■ WHAT THE TASK ASKS ■
Below is a listing to write out in full, exactly as given, without its pictures.

(begin)

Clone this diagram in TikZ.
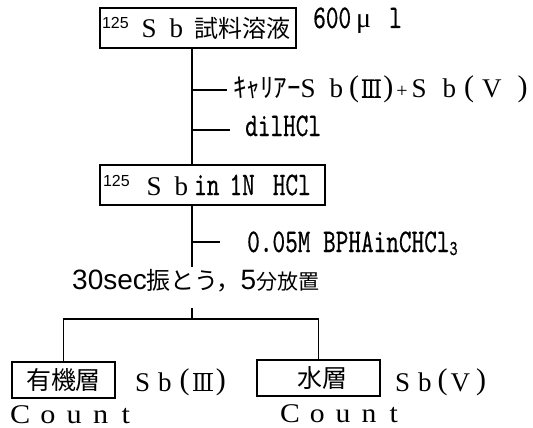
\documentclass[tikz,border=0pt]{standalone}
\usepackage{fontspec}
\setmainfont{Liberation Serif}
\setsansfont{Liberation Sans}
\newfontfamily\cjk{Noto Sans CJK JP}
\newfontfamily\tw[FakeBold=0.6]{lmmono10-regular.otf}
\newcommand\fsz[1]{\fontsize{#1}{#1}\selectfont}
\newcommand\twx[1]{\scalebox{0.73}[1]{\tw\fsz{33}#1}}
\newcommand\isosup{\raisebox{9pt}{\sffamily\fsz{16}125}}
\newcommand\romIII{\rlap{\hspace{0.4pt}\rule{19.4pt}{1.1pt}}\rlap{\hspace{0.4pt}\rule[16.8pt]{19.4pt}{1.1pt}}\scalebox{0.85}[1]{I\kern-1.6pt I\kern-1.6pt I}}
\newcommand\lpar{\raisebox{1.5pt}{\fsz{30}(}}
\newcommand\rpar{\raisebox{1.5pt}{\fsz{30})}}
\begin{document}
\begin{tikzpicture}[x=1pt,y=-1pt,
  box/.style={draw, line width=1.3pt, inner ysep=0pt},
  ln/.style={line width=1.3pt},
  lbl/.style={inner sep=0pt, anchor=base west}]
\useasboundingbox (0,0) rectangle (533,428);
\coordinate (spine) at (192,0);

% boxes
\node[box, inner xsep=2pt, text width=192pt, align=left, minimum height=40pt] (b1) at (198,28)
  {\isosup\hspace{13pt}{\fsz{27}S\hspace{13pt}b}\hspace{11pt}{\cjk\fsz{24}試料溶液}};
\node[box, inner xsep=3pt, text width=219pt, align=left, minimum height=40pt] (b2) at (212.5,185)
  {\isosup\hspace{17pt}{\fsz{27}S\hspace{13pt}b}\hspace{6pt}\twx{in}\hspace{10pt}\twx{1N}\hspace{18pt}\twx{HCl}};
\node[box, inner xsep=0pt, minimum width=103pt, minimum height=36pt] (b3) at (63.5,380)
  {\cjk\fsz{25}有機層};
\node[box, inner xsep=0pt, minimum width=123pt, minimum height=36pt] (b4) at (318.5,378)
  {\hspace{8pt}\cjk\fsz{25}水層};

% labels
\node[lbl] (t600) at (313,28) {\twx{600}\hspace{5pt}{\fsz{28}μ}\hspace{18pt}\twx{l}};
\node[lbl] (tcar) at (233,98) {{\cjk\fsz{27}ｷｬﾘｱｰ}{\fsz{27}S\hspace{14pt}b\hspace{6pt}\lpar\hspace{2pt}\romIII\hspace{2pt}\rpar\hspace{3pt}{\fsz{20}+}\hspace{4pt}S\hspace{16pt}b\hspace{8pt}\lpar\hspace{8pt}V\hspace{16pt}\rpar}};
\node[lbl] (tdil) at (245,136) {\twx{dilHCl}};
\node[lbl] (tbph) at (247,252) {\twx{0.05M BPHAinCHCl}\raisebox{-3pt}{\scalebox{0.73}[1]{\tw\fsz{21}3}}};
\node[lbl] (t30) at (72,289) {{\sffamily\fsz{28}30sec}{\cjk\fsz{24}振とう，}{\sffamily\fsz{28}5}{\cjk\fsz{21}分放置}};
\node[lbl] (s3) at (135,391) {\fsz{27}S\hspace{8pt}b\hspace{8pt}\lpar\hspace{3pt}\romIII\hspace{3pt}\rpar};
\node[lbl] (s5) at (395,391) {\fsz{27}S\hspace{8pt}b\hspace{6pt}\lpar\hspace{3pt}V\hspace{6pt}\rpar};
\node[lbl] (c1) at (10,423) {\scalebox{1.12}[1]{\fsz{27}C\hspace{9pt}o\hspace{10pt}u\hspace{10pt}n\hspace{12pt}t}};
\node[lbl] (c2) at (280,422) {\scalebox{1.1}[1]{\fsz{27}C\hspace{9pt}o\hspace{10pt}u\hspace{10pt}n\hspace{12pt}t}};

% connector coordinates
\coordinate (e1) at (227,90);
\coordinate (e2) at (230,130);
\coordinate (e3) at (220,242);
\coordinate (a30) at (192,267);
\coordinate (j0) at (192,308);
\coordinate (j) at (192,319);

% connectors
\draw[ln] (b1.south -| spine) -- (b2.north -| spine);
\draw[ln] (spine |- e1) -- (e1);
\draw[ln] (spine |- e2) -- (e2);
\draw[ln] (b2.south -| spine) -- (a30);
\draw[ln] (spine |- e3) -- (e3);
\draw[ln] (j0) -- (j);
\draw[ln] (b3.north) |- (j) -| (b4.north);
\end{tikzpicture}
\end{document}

(end)

■ EXPECTED OUTPUT ■
Clone this diagram in TikZ.
\documentclass[tikz,border=0pt]{standalone}
\usepackage{fontspec}
\setmainfont{Liberation Serif}
\setsansfont{Liberation Sans}
\newfontfamily\cjk{Noto Sans CJK JP}
\newfontfamily\tw[FakeBold=0.6]{lmmono10-regular.otf}
\newcommand\fsz[1]{\fontsize{#1}{#1}\selectfont}
\newcommand\twx[1]{\scalebox{0.73}[1]{\tw\fsz{33}#1}}
\newcommand\isosup{\raisebox{9pt}{\sffamily\fsz{16}125}}
\newcommand\romIII{\rlap{\hspace{0.4pt}\rule{19.4pt}{1.1pt}}\rlap{\hspace{0.4pt}\rule[16.8pt]{19.4pt}{1.1pt}}\scalebox{0.85}[1]{I\kern-1.6pt I\kern-1.6pt I}}
\newcommand\lpar{\raisebox{1.5pt}{\fsz{30}(}}
\newcommand\rpar{\raisebox{1.5pt}{\fsz{30})}}
\begin{document}
\begin{tikzpicture}[x=1pt,y=-1pt,
  box/.style={draw, line width=1.3pt, inner ysep=0pt},
  ln/.style={line width=1.3pt},
  lbl/.style={inner sep=0pt, anchor=base west}]
\useasboundingbox (0,0) rectangle (533,428);
\coordinate (spine) at (192,0);

% boxes
\node[box, inner xsep=2pt, text width=192pt, align=left, minimum height=40pt] (b1) at (198,28)
  {\isosup\hspace{13pt}{\fsz{27}S\hspace{13pt}b}\hspace{11pt}{\cjk\fsz{24}試料溶液}};
\node[box, inner xsep=3pt, text width=219pt, align=left, minimum height=40pt] (b2) at (212.5,185)
  {\isosup\hspace{17pt}{\fsz{27}S\hspace{13pt}b}\hspace{6pt}\twx{in}\hspace{10pt}\twx{1N}\hspace{18pt}\twx{HCl}};
\node[box, inner xsep=0pt, minimum width=103pt, minimum height=36pt] (b3) at (63.5,380)
  {\cjk\fsz{25}有機層};
\node[box, inner xsep=0pt, minimum width=123pt, minimum height=36pt] (b4) at (318.5,378)
  {\hspace{8pt}\cjk\fsz{25}水層};

% labels
\node[lbl] (t600) at (313,28) {\twx{600}\hspace{5pt}{\fsz{28}μ}\hspace{18pt}\twx{l}};
\node[lbl] (tcar) at (233,98) {{\cjk\fsz{27}ｷｬﾘｱｰ}{\fsz{27}S\hspace{14pt}b\hspace{6pt}\lpar\hspace{2pt}\romIII\hspace{2pt}\rpar\hspace{3pt}{\fsz{20}+}\hspace{4pt}S\hspace{16pt}b\hspace{8pt}\lpar\hspace{8pt}V\hspace{16pt}\rpar}};
\node[lbl] (tdil) at (245,136) {\twx{dilHCl}};
\node[lbl] (tbph) at (247,252) {\twx{0.05M BPHAinCHCl}\raisebox{-3pt}{\scalebox{0.73}[1]{\tw\fsz{21}3}}};
\node[lbl] (t30) at (72,289) {{\sffamily\fsz{28}30sec}{\cjk\fsz{24}振とう，}{\sffamily\fsz{28}5}{\cjk\fsz{21}分放置}};
\node[lbl] (s3) at (135,391) {\fsz{27}S\hspace{8pt}b\hspace{8pt}\lpar\hspace{3pt}\romIII\hspace{3pt}\rpar};
\node[lbl] (s5) at (395,391) {\fsz{27}S\hspace{8pt}b\hspace{6pt}\lpar\hspace{3pt}V\hspace{6pt}\rpar};
\node[lbl] (c1) at (10,423) {\scalebox{1.12}[1]{\fsz{27}C\hspace{9pt}o\hspace{10pt}u\hspace{10pt}n\hspace{12pt}t}};
\node[lbl] (c2) at (280,422) {\scalebox{1.1}[1]{\fsz{27}C\hspace{9pt}o\hspace{10pt}u\hspace{10pt}n\hspace{12pt}t}};

% connector coordinates
\coordinate (e1) at (227,90);
\coordinate (e2) at (230,130);
\coordinate (e3) at (220,242);
\coordinate (a30) at (192,267);
\coordinate (j0) at (192,308);
\coordinate (j) at (192,319);

% connectors
\draw[ln] (b1.south -| spine) -- (b2.north -| spine);
\draw[ln] (spine |- e1) -- (e1);
\draw[ln] (spine |- e2) -- (e2);
\draw[ln] (b2.south -| spine) -- (a30);
\draw[ln] (spine |- e3) -- (e3);
\draw[ln] (j0) -- (j);
\draw[ln] (b3.north) |- (j) -| (b4.north);
\end{tikzpicture}
\end{document}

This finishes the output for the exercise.